AIM OF THE EXERCISE:
Retype only the lines below from the one with "What Chart.js code" to the one with "var v2012 = [4949, 2719, 2291, 307, 949];", inclusive, skipping every image.

GIVEN DATA:
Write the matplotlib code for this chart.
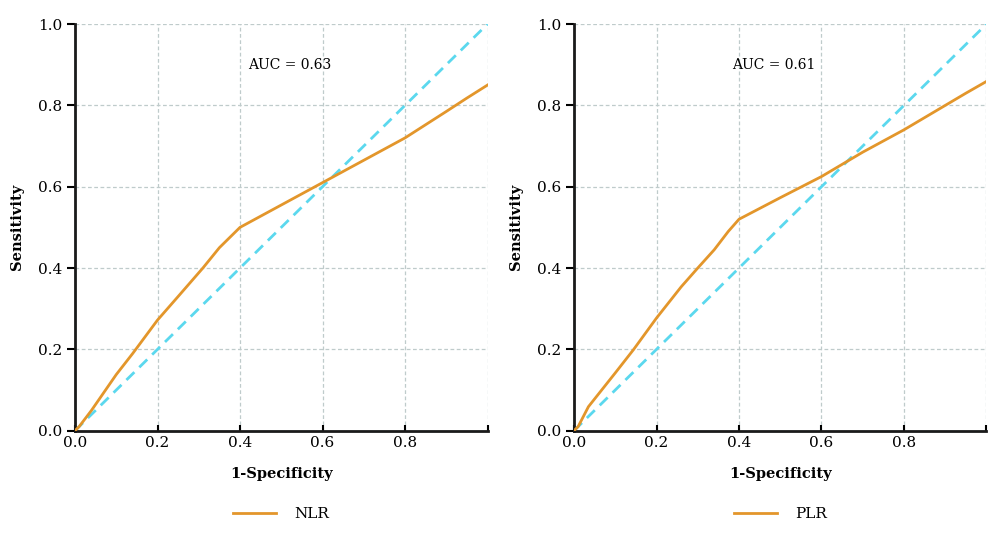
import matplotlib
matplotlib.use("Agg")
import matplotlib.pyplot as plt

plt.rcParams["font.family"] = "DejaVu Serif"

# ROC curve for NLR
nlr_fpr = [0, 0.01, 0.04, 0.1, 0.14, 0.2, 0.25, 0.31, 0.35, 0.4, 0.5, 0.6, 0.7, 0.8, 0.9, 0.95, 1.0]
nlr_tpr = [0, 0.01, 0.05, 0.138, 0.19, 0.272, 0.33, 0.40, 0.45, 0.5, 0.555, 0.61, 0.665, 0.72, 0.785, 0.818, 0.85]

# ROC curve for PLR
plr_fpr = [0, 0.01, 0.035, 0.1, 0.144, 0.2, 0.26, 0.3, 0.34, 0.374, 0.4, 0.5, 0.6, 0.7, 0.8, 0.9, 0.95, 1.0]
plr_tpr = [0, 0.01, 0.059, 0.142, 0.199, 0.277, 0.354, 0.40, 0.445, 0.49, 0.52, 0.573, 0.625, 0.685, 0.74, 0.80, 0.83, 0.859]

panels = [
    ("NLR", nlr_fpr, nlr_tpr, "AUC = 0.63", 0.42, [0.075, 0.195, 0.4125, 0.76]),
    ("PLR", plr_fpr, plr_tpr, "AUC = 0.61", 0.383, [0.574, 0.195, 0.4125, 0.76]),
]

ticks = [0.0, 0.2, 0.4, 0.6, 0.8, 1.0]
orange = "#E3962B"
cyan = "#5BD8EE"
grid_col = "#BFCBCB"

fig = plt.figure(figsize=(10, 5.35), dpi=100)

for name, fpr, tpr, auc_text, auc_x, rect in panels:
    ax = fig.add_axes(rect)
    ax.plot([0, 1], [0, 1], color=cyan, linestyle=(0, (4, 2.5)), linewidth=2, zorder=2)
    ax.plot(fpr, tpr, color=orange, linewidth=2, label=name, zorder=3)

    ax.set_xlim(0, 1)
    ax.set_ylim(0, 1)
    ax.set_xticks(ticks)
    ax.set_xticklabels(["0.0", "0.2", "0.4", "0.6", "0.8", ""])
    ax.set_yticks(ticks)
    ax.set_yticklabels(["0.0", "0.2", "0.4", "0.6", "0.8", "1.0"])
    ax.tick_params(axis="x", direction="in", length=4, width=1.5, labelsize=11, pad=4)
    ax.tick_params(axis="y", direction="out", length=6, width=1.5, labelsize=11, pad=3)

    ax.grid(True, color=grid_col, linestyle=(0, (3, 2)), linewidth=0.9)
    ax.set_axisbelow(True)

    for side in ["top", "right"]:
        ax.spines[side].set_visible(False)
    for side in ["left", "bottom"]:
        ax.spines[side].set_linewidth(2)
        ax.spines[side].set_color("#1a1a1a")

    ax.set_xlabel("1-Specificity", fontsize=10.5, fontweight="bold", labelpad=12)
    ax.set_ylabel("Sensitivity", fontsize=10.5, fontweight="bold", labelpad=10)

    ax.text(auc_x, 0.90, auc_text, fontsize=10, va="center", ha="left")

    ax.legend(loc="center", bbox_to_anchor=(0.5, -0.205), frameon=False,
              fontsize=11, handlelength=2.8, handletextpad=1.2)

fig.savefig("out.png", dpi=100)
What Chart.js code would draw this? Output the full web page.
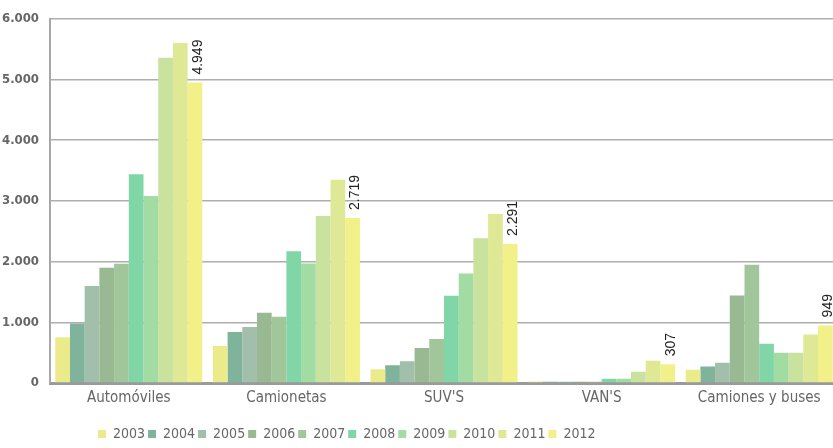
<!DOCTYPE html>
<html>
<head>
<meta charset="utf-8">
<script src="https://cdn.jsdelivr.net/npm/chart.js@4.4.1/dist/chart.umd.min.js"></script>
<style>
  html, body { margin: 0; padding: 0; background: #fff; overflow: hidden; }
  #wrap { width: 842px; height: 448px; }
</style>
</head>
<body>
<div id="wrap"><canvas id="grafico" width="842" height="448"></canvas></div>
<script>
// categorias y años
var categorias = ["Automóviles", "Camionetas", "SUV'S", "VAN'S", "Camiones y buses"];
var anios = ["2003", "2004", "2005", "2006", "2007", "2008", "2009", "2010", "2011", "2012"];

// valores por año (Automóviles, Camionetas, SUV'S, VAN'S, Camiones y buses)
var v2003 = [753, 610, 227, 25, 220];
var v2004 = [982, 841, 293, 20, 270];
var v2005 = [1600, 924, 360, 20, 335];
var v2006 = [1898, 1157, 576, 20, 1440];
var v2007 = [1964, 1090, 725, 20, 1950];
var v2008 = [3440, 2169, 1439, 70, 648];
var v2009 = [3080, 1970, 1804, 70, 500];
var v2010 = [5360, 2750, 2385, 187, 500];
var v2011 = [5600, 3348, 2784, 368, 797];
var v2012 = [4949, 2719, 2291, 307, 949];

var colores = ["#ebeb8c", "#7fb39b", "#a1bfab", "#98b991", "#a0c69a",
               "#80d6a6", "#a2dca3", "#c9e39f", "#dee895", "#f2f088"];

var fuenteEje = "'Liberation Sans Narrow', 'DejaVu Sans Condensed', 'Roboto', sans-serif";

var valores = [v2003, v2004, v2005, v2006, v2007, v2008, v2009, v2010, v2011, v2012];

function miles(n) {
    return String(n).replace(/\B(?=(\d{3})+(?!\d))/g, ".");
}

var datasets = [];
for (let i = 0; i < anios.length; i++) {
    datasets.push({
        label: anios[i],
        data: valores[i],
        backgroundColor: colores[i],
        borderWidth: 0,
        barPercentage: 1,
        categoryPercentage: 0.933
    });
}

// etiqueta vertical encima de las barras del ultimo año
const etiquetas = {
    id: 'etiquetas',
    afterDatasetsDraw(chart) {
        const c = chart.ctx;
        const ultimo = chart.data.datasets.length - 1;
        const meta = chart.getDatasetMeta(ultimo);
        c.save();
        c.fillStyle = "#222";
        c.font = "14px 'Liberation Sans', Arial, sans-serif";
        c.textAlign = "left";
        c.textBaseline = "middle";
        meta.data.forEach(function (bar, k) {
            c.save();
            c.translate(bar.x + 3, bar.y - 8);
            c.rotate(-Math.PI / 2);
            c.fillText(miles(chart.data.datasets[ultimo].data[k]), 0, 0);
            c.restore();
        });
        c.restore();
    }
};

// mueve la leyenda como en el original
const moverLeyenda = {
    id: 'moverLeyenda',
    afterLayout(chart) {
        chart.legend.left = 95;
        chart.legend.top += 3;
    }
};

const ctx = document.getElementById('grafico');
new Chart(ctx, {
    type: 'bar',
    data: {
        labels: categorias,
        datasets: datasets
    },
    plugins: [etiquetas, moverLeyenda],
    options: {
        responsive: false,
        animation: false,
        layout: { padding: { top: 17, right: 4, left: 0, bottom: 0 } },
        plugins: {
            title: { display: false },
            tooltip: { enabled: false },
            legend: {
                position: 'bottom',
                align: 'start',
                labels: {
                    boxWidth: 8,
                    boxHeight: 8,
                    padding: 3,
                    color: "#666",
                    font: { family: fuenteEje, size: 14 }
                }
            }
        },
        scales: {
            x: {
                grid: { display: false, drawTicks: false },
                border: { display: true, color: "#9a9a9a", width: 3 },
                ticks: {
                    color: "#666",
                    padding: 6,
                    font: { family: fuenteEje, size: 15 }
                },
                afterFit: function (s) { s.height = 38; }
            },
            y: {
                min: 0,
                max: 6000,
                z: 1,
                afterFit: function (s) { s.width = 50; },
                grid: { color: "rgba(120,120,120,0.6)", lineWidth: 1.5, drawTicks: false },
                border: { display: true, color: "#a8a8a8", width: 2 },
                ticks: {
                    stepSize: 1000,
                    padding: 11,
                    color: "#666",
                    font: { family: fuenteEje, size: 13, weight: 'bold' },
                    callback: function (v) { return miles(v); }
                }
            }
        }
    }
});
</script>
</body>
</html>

EXERCISE ANSWER:
What Chart.js code would draw this? Output the full web page.
<!DOCTYPE html>
<html>
<head>
<meta charset="utf-8">
<script src="https://cdn.jsdelivr.net/npm/chart.js@4.4.1/dist/chart.umd.min.js"></script>
<style>
  html, body { margin: 0; padding: 0; background: #fff; overflow: hidden; }
  #wrap { width: 842px; height: 448px; }
</style>
</head>
<body>
<div id="wrap"><canvas id="grafico" width="842" height="448"></canvas></div>
<script>
// categorias y años
var categorias = ["Automóviles", "Camionetas", "SUV'S", "VAN'S", "Camiones y buses"];
var anios = ["2003", "2004", "2005", "2006", "2007", "2008", "2009", "2010", "2011", "2012"];

// valores por año (Automóviles, Camionetas, SUV'S, VAN'S, Camiones y buses)
var v2003 = [753, 610, 227, 25, 220];
var v2004 = [982, 841, 293, 20, 270];
var v2005 = [1600, 924, 360, 20, 335];
var v2006 = [1898, 1157, 576, 20, 1440];
var v2007 = [1964, 1090, 725, 20, 1950];
var v2008 = [3440, 2169, 1439, 70, 648];
var v2009 = [3080, 1970, 1804, 70, 500];
var v2010 = [5360, 2750, 2385, 187, 500];
var v2011 = [5600, 3348, 2784, 368, 797];
var v2012 = [4949, 2719, 2291, 307, 949];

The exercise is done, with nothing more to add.